I used to like and even treasure my time alone. I was free from the pressure of having to communicate and be entertaining to other people. I always felt I had to perform, and hide my real self and feelings. So, time alone felt safe.
But something in me has changed. The reasons for now wanting to be around other people are the result of recent life events. First, when I was severely depressed, I isolated myself, and didn’t even answer the phone or my doorbell. I was alone with my darkest fears and despair. That way of coping led me into the hospital for treatment of severe depression.
One thing I observed while being in that locked unit was that sharing the space with other patients lessened my anxiety. I was no longer alone. Talking to, and eating with other people somewhat mitigated my crushing feelings of being alone in the world.
I didn’t get cured in the hospital, I just stayed safe, and had a break from being at home. My real progress began when I participated in an outpatient day-treatment program. There, in a supportive setting, I was in groups with others suffering the same or different problems.
I developed friendships, ate lunch with my new acquaintances, and depended on their company for my survival. We shared pictures of our families, stories of our histories, and grew close to each other. I looked forward to the days I attended the program.

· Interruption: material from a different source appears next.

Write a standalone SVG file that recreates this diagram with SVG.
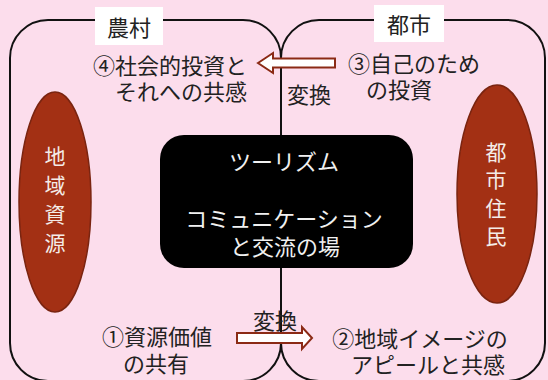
<svg xmlns="http://www.w3.org/2000/svg" width="548" height="380" viewBox="0 0 548 380">
<style>
  text { font-family: "Noto Sans CJK JP", "Noto Sans", sans-serif; font-size: 22px; fill: #222; text-anchor: middle; dominant-baseline: central; }
  .region { fill: none; stroke: #111; stroke-width: 2; }
  .label { fill: #fff; }
  .res { fill: #A33014; stroke: #7A2410; stroke-width: 1.5; }
  .res-t { fill: #f4ece8; font-size: 21px; }
  .hub { fill: #000; }
  .hub-t { fill: #f0f0f0; }
  .arrow { fill: #fff; stroke: #8B2A15; stroke-width: 2; stroke-linejoin: miter; }
</style>
<rect x="0" y="0" width="548" height="380" fill="#FCDDEC"/>

<g id="connectors">
  <path class="region" d="M 48 20 H 243 A 38 38 0 0 1 281 58 V 343 A 38 38 0 0 1 243 381 H 48 A 38 38 0 0 1 10 343 V 58 A 38 38 0 0 1 48 20 Z"/>
  <path class="region" d="M 319 20 H 507 A 38 38 0 0 1 545 58 V 343 A 38 38 0 0 1 507 381 H 319 A 38 38 0 0 1 281 343 V 58 A 38 38 0 0 1 319 20 Z"/>
  <path class="arrow" d="M 258 63 L 273 53 L 273 58.5 L 335 58.5 L 335 67.5 L 273 67.5 L 273 73 Z"/>
  <path class="arrow" d="M 312 338 L 302 327 L 302 333 L 237 333 L 237 343 L 302 343 L 302 349 Z"/>
</g>

<g id="rural-label">
  <rect class="label" x="95" y="7" width="68" height="38"/>
  <text x="129" y="26">農村</text>
</g>
<g id="urban-label">
  <rect class="label" x="374" y="5" width="70" height="37"/>
  <text x="409" y="23">都市</text>
</g>

<g id="step4">
  <text x="170" y="64">④社会的投資と</text>
  <text x="181" y="90">それへの共感</text>
</g>
<g id="step3">
  <text x="414" y="62">③自己のため</text>
  <text x="399" y="88">の投資</text>
</g>
<g id="convert-top">
  <text x="309" y="93">変換</text>
</g>

<g id="local-resources">
  <ellipse class="res" cx="55" cy="202" rx="36" ry="110"/>
  <text class="res-t" x="55" y="155">地</text>
  <text class="res-t" x="55" y="184">域</text>
  <text class="res-t" x="55" y="213">資</text>
  <text class="res-t" x="55" y="242">源</text>
</g>

<g id="urban-residents">
  <ellipse class="res" cx="497" cy="194" rx="40" ry="109"/>
  <text class="res-t" x="496" y="151">都</text>
  <text class="res-t" x="496" y="178">市</text>
  <text class="res-t" x="496" y="207">住</text>
  <text class="res-t" x="496" y="235">民</text>
</g>

<g id="tourism">
  <rect class="hub" x="160" y="135" width="253" height="133" rx="24"/>
  <text class="hub-t" x="284" y="160">ツーリズム</text>
  <text class="hub-t" x="284" y="217">コミュニケーション</text>
  <text class="hub-t" x="285" y="245">と交流の場</text>
</g>

<g id="step1">
  <text x="157" y="335">①資源価値</text>
  <text x="156" y="362">の共有</text>
</g>
<g id="convert-bottom">
  <text x="275" y="319">変換</text>
</g>
<g id="step2">
  <text x="420" y="337">②地域イメージの</text>
  <text x="428" y="363">アピールと共感</text>
</g>
</svg>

But, alas, my insurance said it was time to leave the program. I had and have separation anxiety as I am alone again, missing my new friends. I always have hated good-byes.
Today is my first day without a plan, or people around me. I wish I were more involved in social activities, and not so frightened of being with others. I have to change my survival strategy to ward off another depression. I am working on planning my days to include social interactions, including discussion groups and yoga. I will accept more invitations. And I must remember to stop trying so hard to be liked and accepted, and let my real self shine through.
For the first time in many years, I am a person who needs people.